S Yeah, of course. We were like, “Hey, you should come to our show,” or something, and of course, they’d expect that we would sound terrible or sound a certain way or super bubble gum music. And we never had a bubble gum phase, even though we had many phases of different kinds of music because we were in a band for so long and we were so young. But, it was cool though, because when people came to our shows and saw us live, they’d be like, “Oh, oh.” You know? So we just kind of had to prove ourselves when we played live because that was what got people to appreciate us.

Even though you guys are still teenagers, do you guys get jaded by the constant touring?
S Yeah! I mean, sometimes you feel so tired – you know, you’re like, “I’ve flown 15 hours and I’ve got to play a show and do press.” You know what I mean? So, there are days when you’d feel ‘jaded’. But you know, generally, we’re not; we’re still excited with what we are doing and we’re happy with how things are going and how great things are. There are times when you — no matter what job you have — are gonna feel tired and not wanna do it one day.

How does it feel to be able to connect with your fans who are essentially your peers in a way? Most of them are the same age as you guys…
N It’s really cool to see – especially going around the world – ourselves connecting with these fans who are our age. It could be back in America with kids our age or places like Malaysia or, we’re going to Indonesia tomorrow, and it’ll be amazing to see how those kids are like. It is cool to see fans of different kind of ages, from different kinds of backgrounds. It’s cool to meet the ones that are our age and the ones who are connecting to the songs that we wrote, seeing all that and meeting all these people… Sometimes when you feel lonely and miss friends from back home, it’s nice to see people our age from other parts of the country, you know. It is kind of refreshing.

Do you feel a great sense of intimacy or pressure to somehow be a role model?
S We definitely aren’t pressured by it, just because we see the whole role model thing as something that’s super important. If you have anyone watching you, you know, whether you’re an actor, musician or I don’t know… a dad, you know what I mean? There’s always gonna be somebody that’s gonna pay attention to what you are doing. You have to keep that in mind, but live the best life for yourself, and also one that you’re okay with other people mirroring. But at the same time, we’re not gonna live for other people in a sense, but also keeping that (being a role model) in mind as we have that responsibility. I don’t think it’s too overwhelming (laughs), at least not right now. It’s just really exciting to know that we have a say in people’s lives.

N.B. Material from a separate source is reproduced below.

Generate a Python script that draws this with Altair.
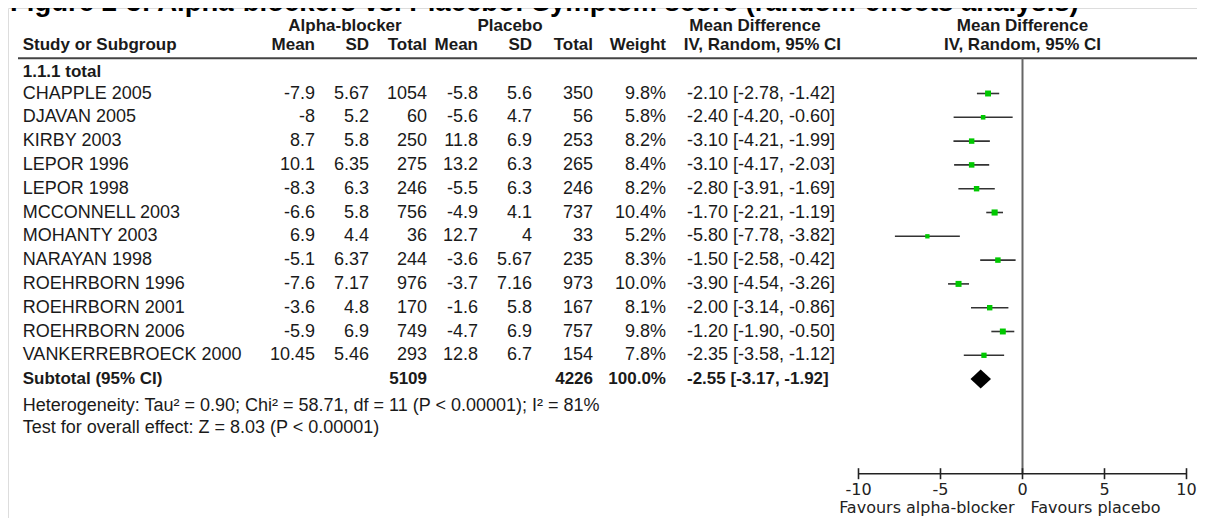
import altair as alt
import pandas as pd

# ---------------- data ----------------
studies = ["CHAPPLE 2005", "DJAVAN 2005", "KIRBY 2003", "LEPOR 1996", "LEPOR 1998",
           "MCCONNELL 2003", "MOHANTY 2003", "NARAYAN 1998", "ROEHRBORN 1996",
           "ROEHRBORN 2001", "ROEHRBORN 2006", "VANKERREBROECK 2000"]
alpha_mean = ["-7.9", "-8", "8.7", "10.1", "-8.3", "-6.6", "6.9", "-5.1", "-7.6", "-3.6", "-5.9", "10.45"]
alpha_sd = ["5.67", "5.2", "5.8", "6.35", "6.3", "5.8", "4.4", "6.37", "7.17", "4.8", "6.9", "5.46"]
alpha_n = [1054, 60, 250, 275, 246, 756, 36, 244, 976, 170, 749, 293]
plac_mean = ["-5.8", "-5.6", "11.8", "13.2", "-5.5", "-4.9", "12.7", "-3.6", "-3.7", "-1.6", "-4.7", "12.8"]
plac_sd = ["5.6", "4.7", "6.9", "6.3", "6.3", "4.1", "4", "5.67", "7.16", "5.8", "6.9", "6.7"]
plac_n = [350, 56, 253, 265, 246, 737, 33, 235, 973, 167, 757, 154]
weight = [9.8, 5.8, 8.2, 8.4, 8.2, 10.4, 5.2, 8.3, 10.0, 8.1, 9.8, 7.8]
md = [-2.10, -2.40, -3.10, -3.10, -2.80, -1.70, -5.80, -1.50, -3.90, -2.00, -1.20, -2.35]
ci_lo = [-2.78, -4.20, -4.21, -4.17, -3.91, -2.21, -7.78, -2.58, -4.54, -3.14, -1.90, -3.58]
ci_hi = [-1.42, -0.60, -1.99, -2.03, -1.69, -1.19, -3.82, -0.42, -3.26, -0.86, -0.50, -1.12]

subtotal_alpha_n = 5109
subtotal_plac_n = 4226
subtotal_weight = 100.0
subtotal_md = -2.55
subtotal_lo = -3.17
subtotal_hi = -1.92

axis_ticks = [-10, -5, 0, 5, 10]

title_text = "Figure 2-3: Alpha-blockers vs. Placebo: Symptom score (random-effects analysis)"
heterogeneity_text = "Heterogeneity: Tau\u00b2 = 0.90; Chi\u00b2 = 58.71, df = 11 (P < 0.00001); I\u00b2 = 81%"
overall_text = "Test for overall effect: Z = 8.03 (P < 0.00001)"

# ---------------- layout ----------------
W, H = 1189, 510
FONT = "Liberation Sans"
FS = 18        # regular table text
FSB = 17       # bold table text
AXFONT = "DejaVu Sans"
AXFS = 16
TXT = "#1a1a1a"

X_LEFT, X_RIGHT = 850.5, 1178.5
X_ZERO = (X_LEFT + X_RIGHT) / 2
xscale = alt.Scale(domain=[-10, 10], range=[X_LEFT, X_RIGHT], nice=False, zero=False)
yscale = alt.Scale(domain=[0, 11], range=[85.5, 347.3], nice=False, zero=False)
SUBTOTAL_ROW = 12
DIAMOND_HALF = 0.40  # half height of diamond in row units

# column right edges (table)
C_STUDY = 14.7
C_AM, C_ASD, C_AN = 307, 361, 419
C_PM, C_PSD, C_PN = 470, 524, 585
C_WT = 658
C_CI = 679

df = pd.DataFrame({
    "row": list(range(len(studies))),
    "study": studies,
    "am": alpha_mean, "asd": alpha_sd, "an": [str(v) for v in alpha_n],
    "pm": plac_mean, "psd": plac_sd, "pn": [str(v) for v in plac_n],
    "w": weight,
    "wt": [f"{v:.1f}%" for v in weight],
    "md": md, "lo": ci_lo, "hi": ci_hi,
    "ci": [f"{m:.2f} [{l:.2f}, {h:.2f}]" for m, l, h in zip(md, ci_lo, ci_hi)],
})

Y = alt.Y("row:Q", scale=yscale, axis=None)


def col(field, x, align="right"):
    return alt.Chart(df).mark_text(
        align=align, baseline="middle", font=FONT, fontSize=FS, color=TXT
    ).encode(x=alt.value(x), y=Y, text=f"{field}:N")


def label(s, x, y, align="left", bold=False, size=None, font=FONT):
    if size is None:
        size = FSB if bold else FS
    return alt.Chart(pd.DataFrame({"t": [s]})).mark_text(
        align=align, baseline="middle", font=font, fontSize=size,
        fontWeight="bold" if bold else "normal", color=TXT
    ).encode(x=alt.value(x), y=alt.value(y), text="t:N")


layers = []
# title (cut at the top edge as in the reference)
layers.append(alt.Chart(pd.DataFrame({"t": [title_text]})).mark_text(
    align="left", baseline="alphabetic", font=FONT, fontSize=27.5, fontWeight="bold", color="black"
).encode(x=alt.value(2), y=alt.value(3), text="t:N"))

# header rows
HY1, HY2 = 17.5, 37
layers += [
    label("Alpha-blocker", 337, HY1, "center", True),
    label("Placebo", 502, HY1, "center", True),
    label("Mean Difference", 747, HY1, "center", True),
    label("Mean Difference", X_ZERO, HY1, "center", True),
    label("Study or Subgroup", C_STUDY, HY2, "left", True),
    label("Mean", C_AM, HY2, "right", True),
    label("SD", C_ASD, HY2, "right", True),
    label("Total", C_AN, HY2, "right", True),
    label("Mean", C_PM, HY2, "right", True),
    label("SD", C_PSD, HY2, "right", True),
    label("Total", C_PN, HY2, "right", True),
    label("Weight", C_WT, HY2, "right", True),
    label("IV, Random, 95% CI", 833, HY2, "right", True),
    label("IV, Random, 95% CI", X_ZERO, HY2, "center", True),
    label("1.1.1 total", C_STUDY, 63.7, "left", True),
]

# header separator line
layers.append(alt.Chart(pd.DataFrame({"a": [0]})).mark_rule(color="#444444", strokeWidth=2).encode(
    x=alt.value(10), x2=alt.value(W), y=alt.value(50.3)))

# table columns
layers += [
    col("study", C_STUDY, "left"),
    col("am", C_AM), col("asd", C_ASD), col("an", C_AN),
    col("pm", C_PM), col("psd", C_PSD), col("pn", C_PN),
    col("wt", C_WT), col("ci", C_CI, "left"),
]

# subtotal row
SY = 371
layers += [
    label("Subtotal (95% CI)", C_STUDY, SY, "left", True),
    label(str(subtotal_alpha_n), C_AN, SY, "right", True),
    label(str(subtotal_plac_n), C_PN, SY, "right", True),
    label(f"{subtotal_weight:.1f}%", C_WT, SY, "right", True),
    label(f"{subtotal_md:.2f} [{subtotal_lo:.2f}, {subtotal_hi:.2f}]", C_CI, SY, "left", True),
    label(heterogeneity_text, C_STUDY, 398, "left"),
    label(overall_text, C_STUDY, 420, "left"),
]

AXY = 465.7
# zero line
layers.append(alt.Chart(pd.DataFrame({"z": [0]})).mark_rule(color="#666666", strokeWidth=2).encode(
    x=alt.X("z:Q", scale=xscale, axis=None), y=alt.value(50.3), y2=alt.value(AXY)))

# CI lines
layers.append(alt.Chart(df).mark_rule(color="#333333", strokeWidth=1.6).encode(
    x=alt.X("lo:Q", scale=xscale, axis=None), x2="hi:Q", y=Y))

# squares (area proportional to weight)
layers.append(alt.Chart(df).transform_calculate(sz="datum.w * 3.6").mark_square(
    color="#00c800", opacity=1, filled=True).encode(
    x=alt.X("md:Q", scale=xscale, axis=None), y=Y, size=alt.Size("sz:Q", scale=None, legend=None)))

# diamond for the pooled estimate
dia = pd.DataFrame({
    "x": [subtotal_lo, subtotal_md, subtotal_hi],
    "y1": [SUBTOTAL_ROW, SUBTOTAL_ROW - DIAMOND_HALF, SUBTOTAL_ROW],
    "y2": [SUBTOTAL_ROW, SUBTOTAL_ROW + DIAMOND_HALF, SUBTOTAL_ROW],
})
layers.append(alt.Chart(dia).mark_area(color="black", opacity=1, orient="vertical").encode(
    x=alt.X("x:Q", scale=xscale, axis=None),
    y=alt.Y("y1:Q", scale=yscale, axis=None), y2="y2:Q"))

# hand-drawn axis with centred ticks
ax = pd.DataFrame({"t": axis_ticks, "lab": [str(t) for t in axis_ticks]})
layers.append(alt.Chart(pd.DataFrame({"a": [min(axis_ticks)], "b": [max(axis_ticks)]})).mark_rule(
    color="#222222", strokeWidth=1.6).encode(
    x=alt.X("a:Q", scale=xscale, axis=None), x2="b:Q", y=alt.value(AXY)))
layers.append(alt.Chart(ax).mark_rule(color="#222222", strokeWidth=1.6).encode(
    x=alt.X("t:Q", scale=xscale, axis=None), y=alt.value(AXY - 5.5), y2=alt.value(AXY + 5.5)))
layers.append(alt.Chart(ax).mark_text(baseline="middle", align="center", font=AXFONT, fontSize=AXFS,
                                      color="#222222").encode(
    x=alt.X("t:Q", scale=xscale, axis=None), y=alt.value(AXY + 16), text="lab:N"))

fav = pd.DataFrame({"z": [0]})
layers.append(alt.Chart(fav).mark_text(baseline="middle", align="right", dx=-8, font=AXFONT,
                                       fontSize=AXFS, color="#222222").encode(
    x=alt.X("z:Q", scale=xscale, axis=None), y=alt.value(AXY + 34), text=alt.value("Favours alpha-blocker")))
layers.append(alt.Chart(fav).mark_text(baseline="middle", align="left", dx=8, font=AXFONT,
                                       fontSize=AXFS, color="#222222").encode(
    x=alt.X("z:Q", scale=xscale, axis=None), y=alt.value(AXY + 34), text=alt.value("Favours placebo")))

chart = alt.layer(*layers).properties(
    width=W, height=H, autosize=alt.AutoSizeParams(type="none"), padding=0
).configure_view(stroke=None).configure(background="white")

chart.save("out.html", embed_options={"renderer": "svg", "actions": False})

Speaking of intimacy, how is it sharing the writing process with one another? Even though you guys are tight-knit, but you know, it can sometimes be awkward, especially with the love songs.
Both (Laughs).
N Surprisingly not. I mean, that’s kind of like a funny thing… you know it’s a love song, or maybe we don’t think about it too much to make it awkward. I mean truthfully, we just write together… I think for us, we just like to write different kinds of stories and of course, we connect it with our personal experiences, but they’re often told in a narrative kind of sense, in a way that’s almost outside of ourselves. Some are personal, but I think we’ve just written with ourselves for so long [that] we just do it. We don’t think like, “We’re writing a love song.” I guess we don’t think too deep into that, we just create music together and see where that leads.

How was the experience working with a producer like Mike Elizondo?
N It was incredible! I mean, he has done so many different kinds of records, from Maroon 5 to Gary Clark Jr. to someone like Dr. Dre or Eminem. He’s really talented and a great musician, a great keyboard player… everything! He’s really cool to work with; he was able to capture our sound, to capture what we did. We spent a lot of time in the studio working on things, working on the keyboard parts, different tones for drums, guitars, vocals even. He was just really cool to work with. He just helped foster what we had and brought it all into the record – you know, a big record label-supported full-on album.

Having spent two years working on your debut album, Talking Dreams, where did you guys get the creative motivation to keep going?
S Yeah, it was a really interesting process because it was obviously a long time, but it wasn’t like we sat for two years saying, “We need to write an album.” It was just writing over the span of two years. I mean, of course, there were times where we had no idea what to write today, and that’s okay, then don’t write today (laughs). There’s no point in writing when you have no inspiration, but we were just trying to be inspired by life itself, just the experiences that we were having, and even dreams we wanted to happen, whether it was a dream relationship that we wanted to happen, or would like to have one day, or whatever. We just wrote all sorts of things about real life or even people we knew or whatever, we just wrote from anything we could, really.

Echosmith headlined Good Vibes Presents on Saturday 8 August ’15.